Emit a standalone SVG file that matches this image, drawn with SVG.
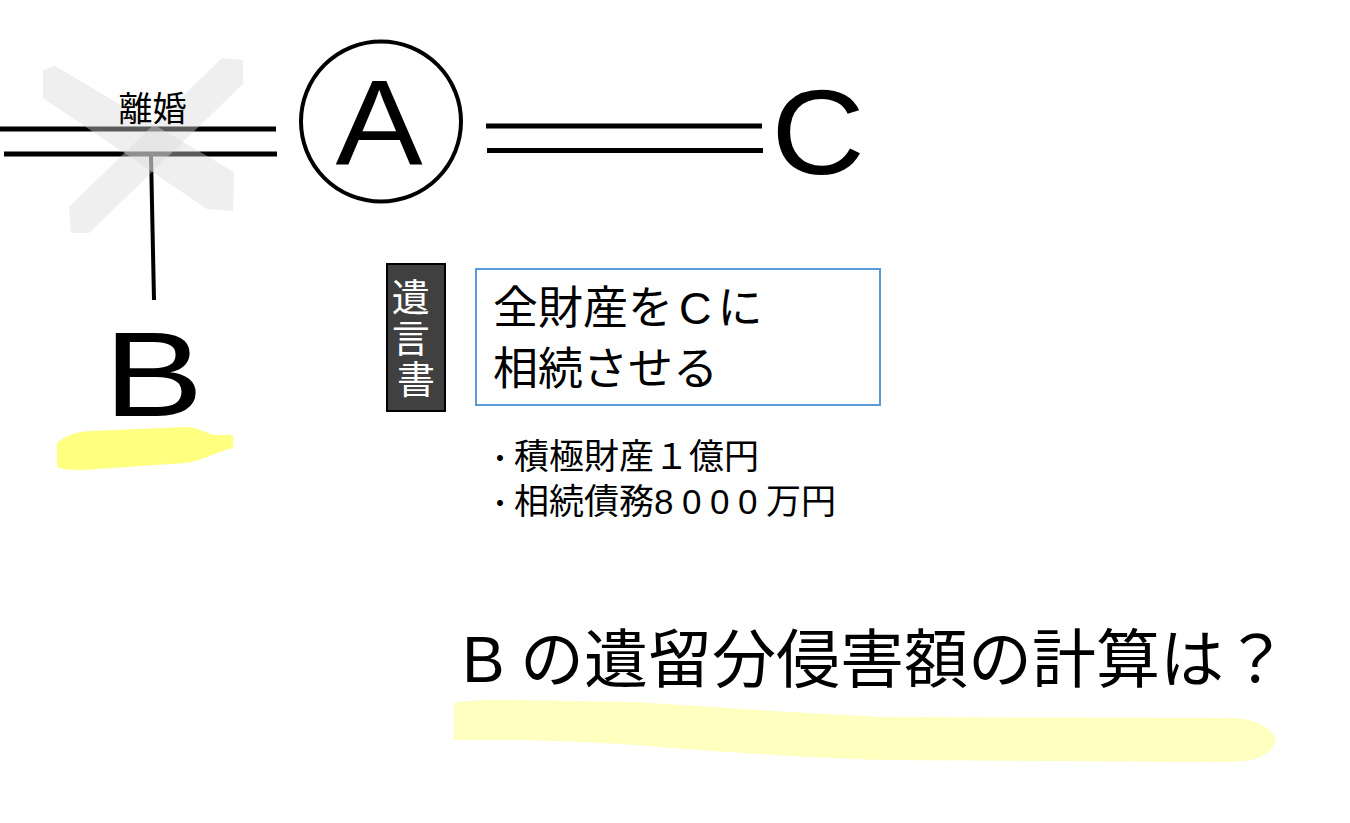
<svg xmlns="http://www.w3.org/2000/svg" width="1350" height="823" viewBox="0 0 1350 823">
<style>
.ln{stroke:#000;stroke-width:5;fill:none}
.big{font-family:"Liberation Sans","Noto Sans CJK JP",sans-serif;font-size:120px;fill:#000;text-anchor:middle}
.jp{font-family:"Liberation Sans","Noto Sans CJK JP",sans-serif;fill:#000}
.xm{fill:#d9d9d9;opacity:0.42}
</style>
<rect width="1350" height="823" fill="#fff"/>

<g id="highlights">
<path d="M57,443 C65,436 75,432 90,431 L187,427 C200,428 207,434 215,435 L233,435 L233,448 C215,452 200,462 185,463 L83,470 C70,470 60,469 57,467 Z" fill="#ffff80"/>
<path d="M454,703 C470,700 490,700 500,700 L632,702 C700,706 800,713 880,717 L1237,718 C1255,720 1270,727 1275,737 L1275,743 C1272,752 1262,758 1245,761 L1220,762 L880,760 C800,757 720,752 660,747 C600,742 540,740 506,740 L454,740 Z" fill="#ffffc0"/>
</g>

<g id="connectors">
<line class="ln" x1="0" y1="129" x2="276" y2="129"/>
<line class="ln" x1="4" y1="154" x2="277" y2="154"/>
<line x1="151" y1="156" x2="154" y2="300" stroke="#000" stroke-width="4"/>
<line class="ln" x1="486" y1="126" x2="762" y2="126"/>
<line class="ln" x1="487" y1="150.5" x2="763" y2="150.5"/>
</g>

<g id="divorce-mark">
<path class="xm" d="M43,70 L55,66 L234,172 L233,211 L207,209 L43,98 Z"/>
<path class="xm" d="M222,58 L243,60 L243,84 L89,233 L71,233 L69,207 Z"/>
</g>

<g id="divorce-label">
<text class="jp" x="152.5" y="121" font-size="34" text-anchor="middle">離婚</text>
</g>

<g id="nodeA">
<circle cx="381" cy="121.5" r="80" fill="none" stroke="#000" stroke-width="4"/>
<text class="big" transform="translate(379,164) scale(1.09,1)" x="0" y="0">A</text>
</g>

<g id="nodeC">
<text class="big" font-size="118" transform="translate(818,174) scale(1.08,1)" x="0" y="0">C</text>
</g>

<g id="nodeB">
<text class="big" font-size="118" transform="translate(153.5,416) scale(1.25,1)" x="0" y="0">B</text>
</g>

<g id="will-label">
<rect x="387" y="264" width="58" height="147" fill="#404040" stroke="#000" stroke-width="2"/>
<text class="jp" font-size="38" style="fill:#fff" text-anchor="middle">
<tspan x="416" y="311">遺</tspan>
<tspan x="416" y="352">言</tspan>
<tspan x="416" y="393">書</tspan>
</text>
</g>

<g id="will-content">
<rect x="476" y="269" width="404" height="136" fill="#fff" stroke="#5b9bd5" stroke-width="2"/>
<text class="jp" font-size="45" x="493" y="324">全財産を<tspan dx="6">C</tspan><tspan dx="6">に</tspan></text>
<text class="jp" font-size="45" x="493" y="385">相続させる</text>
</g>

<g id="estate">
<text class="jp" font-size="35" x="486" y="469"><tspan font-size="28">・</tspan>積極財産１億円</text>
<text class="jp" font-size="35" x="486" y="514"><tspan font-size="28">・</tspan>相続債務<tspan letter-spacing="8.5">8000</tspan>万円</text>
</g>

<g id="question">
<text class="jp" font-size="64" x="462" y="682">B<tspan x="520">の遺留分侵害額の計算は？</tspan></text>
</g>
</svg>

____

Work required: Reproduce the material word for word, minus the images.

Solved exercise:
Emit a standalone SVG file that matches this image, drawn with SVG.
<svg xmlns="http://www.w3.org/2000/svg" width="1350" height="823" viewBox="0 0 1350 823">
<style>
.ln{stroke:#000;stroke-width:5;fill:none}
.big{font-family:"Liberation Sans","Noto Sans CJK JP",sans-serif;font-size:120px;fill:#000;text-anchor:middle}
.jp{font-family:"Liberation Sans","Noto Sans CJK JP",sans-serif;fill:#000}
.xm{fill:#d9d9d9;opacity:0.42}
</style>
<rect width="1350" height="823" fill="#fff"/>

<g id="highlights">
<path d="M57,443 C65,436 75,432 90,431 L187,427 C200,428 207,434 215,435 L233,435 L233,448 C215,452 200,462 185,463 L83,470 C70,470 60,469 57,467 Z" fill="#ffff80"/>
<path d="M454,703 C470,700 490,700 500,700 L632,702 C700,706 800,713 880,717 L1237,718 C1255,720 1270,727 1275,737 L1275,743 C1272,752 1262,758 1245,761 L1220,762 L880,760 C800,757 720,752 660,747 C600,742 540,740 506,740 L454,740 Z" fill="#ffffc0"/>
</g>

<g id="connectors">
<line class="ln" x1="0" y1="129" x2="276" y2="129"/>
<line class="ln" x1="4" y1="154" x2="277" y2="154"/>
<line x1="151" y1="156" x2="154" y2="300" stroke="#000" stroke-width="4"/>
<line class="ln" x1="486" y1="126" x2="762" y2="126"/>
<line class="ln" x1="487" y1="150.5" x2="763" y2="150.5"/>
</g>

<g id="divorce-mark">
<path class="xm" d="M43,70 L55,66 L234,172 L233,211 L207,209 L43,98 Z"/>
<path class="xm" d="M222,58 L243,60 L243,84 L89,233 L71,233 L69,207 Z"/>
</g>

<g id="divorce-label">
<text class="jp" x="152.5" y="121" font-size="34" text-anchor="middle">離婚</text>
</g>

<g id="nodeA">
<circle cx="381" cy="121.5" r="80" fill="none" stroke="#000" stroke-width="4"/>
<text class="big" transform="translate(379,164) scale(1.09,1)" x="0" y="0">A</text>
</g>

<g id="nodeC">
<text class="big" font-size="118" transform="translate(818,174) scale(1.08,1)" x="0" y="0">C</text>
</g>

<g id="nodeB">
<text class="big" font-size="118" transform="translate(153.5,416) scale(1.25,1)" x="0" y="0">B</text>
</g>

<g id="will-label">
<rect x="387" y="264" width="58" height="147" fill="#404040" stroke="#000" stroke-width="2"/>
<text class="jp" font-size="38" style="fill:#fff" text-anchor="middle">
<tspan x="416" y="311">遺</tspan>
<tspan x="416" y="352">言</tspan>
<tspan x="416" y="393">書</tspan>
</text>
</g>

<g id="will-content">
<rect x="476" y="269" width="404" height="136" fill="#fff" stroke="#5b9bd5" stroke-width="2"/>
<text class="jp" font-size="45" x="493" y="324">全財産を<tspan dx="6">C</tspan><tspan dx="6">に</tspan></text>
<text class="jp" font-size="45" x="493" y="385">相続させる</text>
</g>

<g id="estate">
<text class="jp" font-size="35" x="486" y="469"><tspan font-size="28">・</tspan>積極財産１億円</text>
<text class="jp" font-size="35" x="486" y="514"><tspan font-size="28">・</tspan>相続債務<tspan letter-spacing="8.5">8000</tspan>万円</text>
</g>

<g id="question">
<text class="jp" font-size="64" x="462" y="682">B<tspan x="520">の遺留分侵害額の計算は？</tspan></text>
</g>
</svg>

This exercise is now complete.